Читать «Русские и нерусские» онлайн - страница 184

Лев Александрович Аннинский

В школе под диктовку словесника (который вскоре стал моим любимым учителем и остался таковым в памяти по сей день) я записал четверостишие одного знаменитого поэта из «шестидесятников» (из тогдашних, девятнадцатого века, «шестидесятников», а не из тех, коими по аналогии маркировали мое поколение в двадцатом).

Стихотворение называлось «Вы и мы»:

Вы — отжившие прошлого тени,

Мы — душою в грядущем живем.

Вы — боитесь предсмертных видений,

Новой жизни рассвета — мы ждем.

Не то чтобы стихи мне сильно понравились, но учитель сказал, что без понимания этой борьбы, без чувства этого раскола на «наших» и «ваших» великую русскую литературу не понять. И он был прав.

Так что же это за ситуация по пригожинской схеме? Диалог? Да за такой термин мне в мои отроческие временатотчас навесили бы оппортунизм и пособничество. Дискуссия?.. Вряд ли. Разве что — перетащить на свою сторону колеблющихся, включить в свои ряды.

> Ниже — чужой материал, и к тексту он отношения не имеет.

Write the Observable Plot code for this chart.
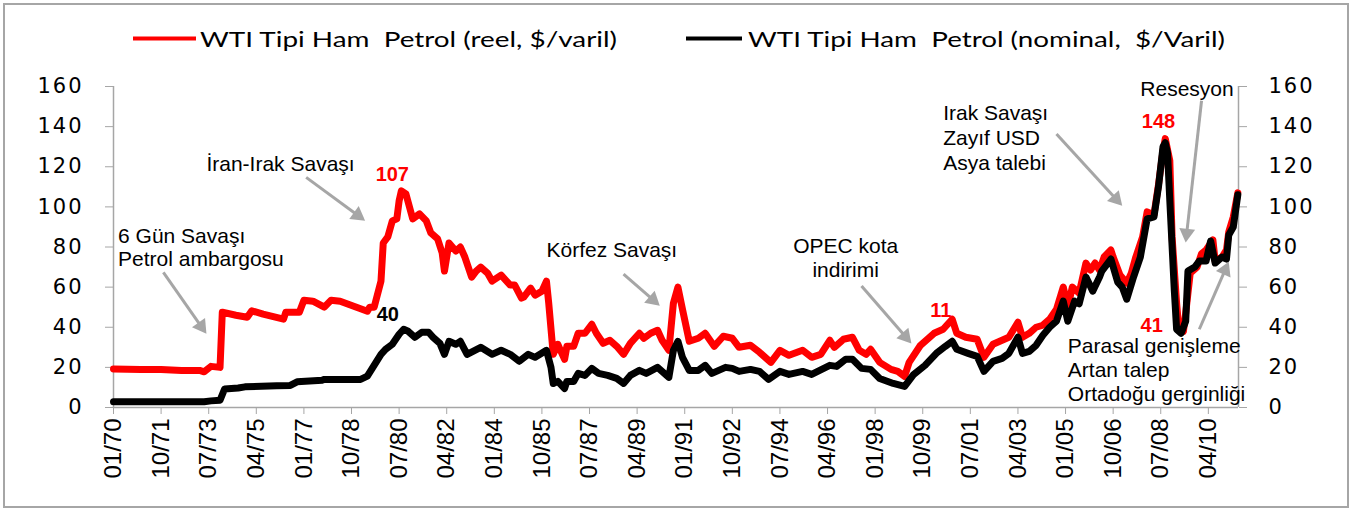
<!DOCTYPE html>
<html><head><meta charset="utf-8">
<script src="https://cdn.jsdelivr.net/npm/d3@7"></script>
<script src="https://cdn.jsdelivr.net/npm/@observablehq/plot@0.6"></script>
<style>
body{margin:0;background:#fff;}
#wrap{position:relative;width:1352px;height:510px;overflow:hidden;background:#fff}
#frame{position:absolute;left:3px;top:3px;width:1342px;height:501px;border:2px solid #a6a6a6;pointer-events:none}
#legend{position:absolute;left:0;top:0}
#plot{position:absolute;left:0;top:60px}
#plot g[aria-label="y-axis tick label"]{letter-spacing:2px}
</style></head><body>
<div id="wrap">
<svg id="legend" width="1352" height="60"></svg>
<div id="plot"></div>
<div id="frame"></div>
</div>
<script>
// ---- series: WTI real ($/varil) ----
const realDates = ["1970-01","1971-01","1971-10","1972-07","1973-03","1973-05","1973-08","1973-12","1974-01","1974-07","1974-12","1975-02","1975-07","1976-04","1976-05","1976-11","1977-01","1977-05","1977-10","1978-01","1978-05","1979-05","1979-06","1979-08","1979-11","1979-12","1980-02","1980-04","1980-06","1980-07","1980-08","1980-10","1981-01","1981-04","1981-07","1981-09","1981-12","1982-02","1982-03","1982-05","1982-08","1982-10","1982-12","1983-03","1983-05","1983-07","1983-10","1983-12","1984-04","1984-08","1984-10","1985-01","1985-02","1985-05","1985-07","1985-10","1985-12","1986-01","1986-03","1986-05","1986-06","1986-08","1986-09","1986-12","1987-02","1987-05","1987-08","1987-10","1988-01","1988-04","1988-07","1988-10","1989-01","1989-05","1989-07","1989-10","1990-01","1990-03","1990-06","1990-08","1990-10","1990-12","1991-03","1991-07","1991-10","1992-02","1992-06","1992-10","1993-01","1993-06","1993-10","1994-03","1994-07","1994-11","1995-05","1995-09","1996-01","1996-05","1996-07","1996-11","1997-03","1997-06","1997-09","1997-11","1998-03","1998-08","1998-11","1999-02","1999-04","1999-09","2000-03","2000-07","2000-11","2001-01","2001-05","2001-10","2002-01","2002-05","2002-09","2002-12","2003-04","2003-06","2003-09","2003-12","2004-03","2004-06","2004-09","2004-12","2005-02","2005-04","2005-07","2005-10","2005-12","2006-02","2006-04","2006-06","2006-09","2006-10","2007-01","2007-04","2007-06","2007-08","2007-11","2008-01","2008-04","2008-06","2008-08","2008-09","2008-11","2008-12","2009-02","2009-03","2009-05","2009-06","2009-08","2009-11","2010-01","2010-03","2010-06","2010-07","2010-10","2010-12","2011-01","2011-03","2011-05"];
const realValues = [19.2,19,19,18.5,18.5,17.8,20.5,20,47.5,46,45,48.2,46.5,44,47.5,47.5,53.5,53,50,53.5,53,48,50,50,63,82,85,93,94,103,108,106.5,94,96.5,93,87,84,77,68,82,78,80,75,65,68,70,67,63,66,61,61,54.5,55,59.5,56,58,63,52,26.5,31.5,29,24,30.5,30.5,37,37,41.5,37,32,33.5,30.5,26.5,32,37,34.5,37,38.5,33.5,28.5,52,60,49,33,34.5,37,30.5,35.5,34.5,30,31,27.5,22.5,28.5,26,28.5,25,26.5,33.5,30,34,35,28.5,26.5,29,22.5,19,18,15.5,22.5,31,37,39,44,37,35,34,25,31.5,33.5,35,42.5,35,37,40,41,44,49,60,50,60,57,72,68.5,72,68.5,75,78.5,75,66,62,67,75,85,97.5,96,111,128,134,123,85,52,39,38,47,67,70,76.7,78.5,83.5,73,75,78.5,87.5,95,107];

// ---- series: WTI nominal ($/varil) ----
const nominalDates = ["1970-01","1973-05","1973-08","1973-12","1974-02","1974-08","1974-11","1976-01","1976-07","1976-10","1977-09","1977-10","1979-02","1979-05","1979-11","1980-01","1980-04","1980-07","1980-09","1980-11","1981-02","1981-05","1981-08","1981-10","1982-01","1982-03","1982-05","1982-08","1982-10","1983-01","1983-07","1983-12","1984-04","1984-08","1984-12","1985-04","1985-07","1985-12","1986-02","1986-03","1986-05","1986-08","1986-09","1986-12","1987-02","1987-05","1987-08","1987-11","1988-03","1988-07","1988-10","1989-01","1989-05","1989-08","1990-01","1990-06","1990-08","1990-10","1990-12","1991-03","1991-07","1991-10","1992-01","1992-07","1992-10","1993-01","1993-06","1993-10","1994-02","1994-07","1994-11","1995-05","1995-09","1996-05","1996-08","1996-12","1997-03","1997-07","1997-11","1998-03","1998-09","1999-02","1999-06","1999-11","2000-04","2000-08","2000-11","2001-01","2001-06","2001-10","2002-01","2002-05","2002-09","2002-12","2003-04","2003-06","2003-09","2003-12","2004-03","2004-06","2004-09","2004-12","2005-02","2005-05","2005-07","2005-10","2006-01","2006-04","2006-05","2006-09","2006-12","2007-02","2007-04","2007-07","2007-10","2008-01","2008-04","2008-06","2008-08","2008-09","2008-10","2008-11","2009-01","2009-02","2009-04","2009-06","2009-07","2009-10","2009-12","2010-03","2010-05","2010-07","2010-10","2010-12","2011-01","2011-03","2011-05"];
const nominalValues = [2.9,2.9,3.3,3.6,9.2,9.7,10.3,10.8,11,12.8,13.6,14,14,15.6,26.5,29,31.5,36.5,39,38,35,37.5,37.5,35,32,26.5,33,31.5,33,26.5,30,26.5,28.5,26.5,23,26.5,25,28.5,20,12,13,9.5,13,13,17,16,19.5,17,16,14.5,12,16,18.5,17,20,15,28.5,33,25,18.5,18.5,21,17,20,19.5,18,19,18,14,18,16.5,18,16.5,21,20.5,24,24,19.5,19,14.5,12,10.5,16.5,21,27,30.5,33,29,27,25.5,18,23,24.5,27,35,27,28,31,36,40,43,53,43,53,51.7,65,58,65,68,74,62.5,60,54,65,75,94,95,110,130,132,127,103,58,39,37,43,68,70,73,73,83,72,75,74,86,90,106];

// ---- axes ----
const yTicks = [0,20,40,60,80,100,120,140,160];
const xTickStart = "1970-01", xTickStep = 21, xTickEnd = "2010-04";
const xEnd = 496.3; // axis end, months after 01/70

// ---- annotations ----
const noteTexts = ["6 Gün Savaşı\nPetrol ambargosu","İran-Irak Savaşı","Körfez Savaşı","Resesyon"];
const noteDates = ["1970-03","1973-06","1985-12","2007-10"];
const noteValues = [70.6,118,75.1,155.4];
const note2Texts = ["OPEC kota\nindirimi"];
const note2Dates = ["1996-12"];
const note2Values = [64.8];
const note3Texts = ["Irak Savaşı\nZayıf USD\nAsya talebi"];
const note3Dates = ["2000-07"];
const note3Values = [118.5];
const note4Texts = ["Parasal genişleme\nArtan talep\nOrtadoğu gerginliği"];
const note4Dates = ["2005-02"];
const note4Values = [3.3];

const peakTexts = ["107","11","148","41"];
const peakDates = ["1980-04","2000-06","2008-06","2008-03"];
const peakValues = [113,45.2,139.3,37.8];
const peakBlackTexts = ["40"];
const peakBlackDates = ["1980-02"];
const peakBlackValues = [42.9];

const arrowFromDates = ["1971-11","1977-02","1988-10","1997-07","2004-09","2010-01","2009-12"];
const arrowFromValues = [67.3,114.7,66.5,60.6,136.3,152.9,39.0];
const arrowToDates = ["1973-06","1979-04","1990-02","1999-05","2007-02","2009-06","2011-01"];
const arrowToValues = [36.7,93.1,50.7,31.9,100.5,82.2,72.7];

// ---- build ----
const toM = s => { const [y, m] = s.split("-").map(Number); return (y - 1970) * 12 + (m - 1); };
const fmt = m => String(m % 12 + 1).padStart(2, "0") + "/" + String((1970 + Math.floor(m / 12)) % 100).padStart(2, "0");
const real = realDates.map((d, i) => ({m: toM(d), v: realValues[i]}));
const nominal = nominalDates.map((d, i) => ({m: toM(d), v: nominalValues[i]}));
const xTicks = d3.range(toM(xTickStart), toM(xTickEnd) + 1, xTickStep);
const mk = (T, D, V) => T.map((t, i) => ({text: t, m: toM(D[i]), v: V[i]}));

const W = 1352, H = 450, ML = 113, MR = 114, MT = 26, MB = 103;
const GRAY = "#a6a6a6";
const sx = Plot.scale({x: {domain: [0, xEnd], range: [ML, W - MR]}});
const sy = Plot.scale({y: {domain: [0, 160], range: [H - MB, MT]}});
const hy = 4.6; // triangle half-unit
const shafts = [], heads = [];
arrowFromDates.forEach((d, i) => {
  const x1 = sx.apply(toM(d)), y1 = sy.apply(arrowFromValues[i]);
  const x2 = sx.apply(toM(arrowToDates[i])), y2 = sy.apply(arrowToValues[i]);
  const L = Math.hypot(x2 - x1, y2 - y1), ux = (x2 - x1) / L, uy = (y2 - y1) / L;
  const cx = x2 - ux * 2 * hy, cy = y2 - uy * 2 * hy;
  heads.push({m: sx.invert(cx), v: sy.invert(cy), a: Math.atan2(ux, -uy) * 180 / Math.PI});
  shafts.push({m1: toM(d), v1: arrowFromValues[i], m2: sx.invert(cx), v2: sy.invert(cy)});
});

const F = "Liberation Sans, Arial, sans-serif";
const plot = Plot.plot({
  width: W, height: H, marginLeft: ML, marginRight: MR, marginTop: MT, marginBottom: MB,
  x: {type: "linear", domain: [0, xEnd]},
  y: {domain: [0, 160]},
  style: {background: "transparent", overflow: "visible", fontFamily: F},
  marks: [
    Plot.ruleX([0, xEnd], {stroke: GRAY, strokeWidth: 1.5}),
    Plot.ruleY([0], {stroke: GRAY, strokeWidth: 1.5}),
    Plot.axisX({ticks: xTicks, tickFormat: fmt, tickRotate: -90, tickSize: 7, tickPadding: 4, fontSize: 24, fontFamily: F, stroke: GRAY, label: null}),
    Plot.axisY({anchor: "left", ticks: yTicks, tickSize: 8, tickPadding: 22, fontSize: 21, fontFamily: "DejaVu Sans", stroke: GRAY, label: null}),
    Plot.axisY({anchor: "right", ticks: yTicks, tickSize: 8, tickPadding: 22, fontSize: 21, fontFamily: "DejaVu Sans", stroke: GRAY, label: null}),
    Plot.line(real, {x: "m", y: "v", stroke: "#ff0000", strokeWidth: 7, strokeLinejoin: "round", strokeLinecap: "round"}),
    Plot.line(nominal, {x: "m", y: "v", stroke: "#000000", strokeWidth: 7, strokeLinejoin: "round", strokeLinecap: "round"}),
    Plot.link(shafts, {x1: "m1", y1: "v1", x2: "m2", y2: "v2", stroke: GRAY, strokeWidth: 3}),
    Plot.dot(heads, {x: "m", y: "v", symbol: "triangle", r: Math.sqrt(3 * Math.sqrt(3) * hy * hy / Math.PI), rotate: "a", fill: GRAY, stroke: "none"}),
    Plot.text(mk(noteTexts, noteDates, noteValues), {x: "m", y: "v", text: "text", textAnchor: "start", lineAnchor: "bottom", lineHeight: 1.07, fontSize: 21, fontFamily: F, fill: "#000"}),
    Plot.text(mk(note2Texts, note2Dates, note2Values), {x: "m", y: "v", text: "text", textAnchor: "middle", lineAnchor: "bottom", lineHeight: 1.19, fontSize: 21, fontFamily: F, fill: "#000"}),
    Plot.text(mk(note3Texts, note3Dates, note3Values), {x: "m", y: "v", text: "text", textAnchor: "start", lineAnchor: "bottom", lineHeight: 1.18, fontSize: 21, fontFamily: F, fill: "#000"}),
    Plot.text(mk(note4Texts, note4Dates, note4Values), {x: "m", y: "v", text: "text", textAnchor: "start", lineAnchor: "bottom", lineHeight: 1.15, fontSize: 21, fontFamily: F, fill: "#000"}),
    Plot.text(mk(peakTexts, peakDates, peakValues), {x: "m", y: "v", text: "text", textAnchor: "middle", lineAnchor: "bottom", fontSize: 20, fontWeight: "bold", fontFamily: F, fill: "#ff0000"}),
    Plot.text(mk(peakBlackTexts, peakBlackDates, peakBlackValues), {x: "m", y: "v", text: "text", textAnchor: "middle", lineAnchor: "bottom", fontSize: 20, fontWeight: "bold", fontFamily: F, fill: "#000"})
  ]
});
document.getElementById("plot").appendChild(plot);

// ---- legend ----
const legendItems = ["WTI Tipi Ham  Petrol (reel, $/varil)", "WTI Tipi Ham  Petrol (nominal,  $/Varil)"];
const legendColors = ["#ff0000", "#000000"];
const lg = d3.select("#legend");
const lx = [[133, 196, 200, 417], [686, 742, 748, 477]];
legendItems.forEach((t, i) => {
  const [a, b, tx, tl] = lx[i];
  lg.append("line").attr("x1", a).attr("x2", b).attr("y1", 38.5).attr("y2", 38.5).attr("stroke", legendColors[i]).attr("stroke-width", 4);
  lg.append("text").attr("x", tx).attr("y", 46.5).attr("font-family", "Lato, sans-serif").attr("font-size", 22)
    .attr("textLength", tl).attr("lengthAdjust", "spacingAndGlyphs").style("white-space", "pre").text(t);
});
</script>
</body></html>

Полемика? Она самая. Насмерть!

Меня не тянуло в такую полемику. Меня тянуло в литературную критику. И потянуло еще до того, как учитель словесности продиктовал нам дислокацию: мы — они. Я думаю (вспоминая дела шестидесятилетней давности), меня изначально облучил Белинский, статьи которого читал по радио артист Алексей Консовский. Время было послевоенное, отцы перебиты, библиотеки разорены, и, конечно, ни одной строки Белинского я еще воочию не видел. Но была — с военного времени — привычка не выключать радио, и из «черной тарелки» неслись колдующие периоды статей о Пушкине, на волнах которых я уносился в такую непонятно-мечтаемую даль, какой не открывала даже музыка.

Потом, через пару лет, прочтя неистового Виссариона более трезвыми глазами, я почувствовал — кроме все того же околдовывающего одушевления — какую-то ранящую запальчивость. Словно и впрямь все сводится к вопросу: кто теперь первый писатель на Руси? Это рациональное числительное сочеталось почему-то не с «Россией», не с «русской литературой», а с артистично падучим: «на Руси».

У Белинского это царапало, у Чернышевского стало коробить. И тем более у Добролюбова с его лучом света в темном царстве. Эти двое были преподаны мне как идеальные герои реальной критики. Непримиримость обрела четкость юридической доктрины: критик анализирует произведение писателя с точки зрения действительности, оценивает его и выносит приговор.

Кому? Писателю? Действительности?

Да, и ему, и ей, и вообще всему и всем.

Уже в университете, решившись следовать заветам предтеч, я гнал от себя сомнения. А они закрадывались: да кто я такой, чтобы выносить приговоры? Какое у меня право судить того же писателя? Почему я должен считать себя умнее его?

Встречный вопрос: а тогда какого лешего ты лезешь заниматься литературной критикой?

Какого лешего — это я помаленьку про себя решил. По складу способностей я воспринимал реальность только в ее логичных формах, а если в безумных, то безумие ж потому и безумие, что отсчитывается от разума. Лучше всего я прочитывал реальность, когда она уже кем-то освоена, переведена в осознанность: в краски на полотне, в роли актерской игры, в ритмы киносъемки, а лучше всего — в текст. В художественный текст, как и было велено по программе.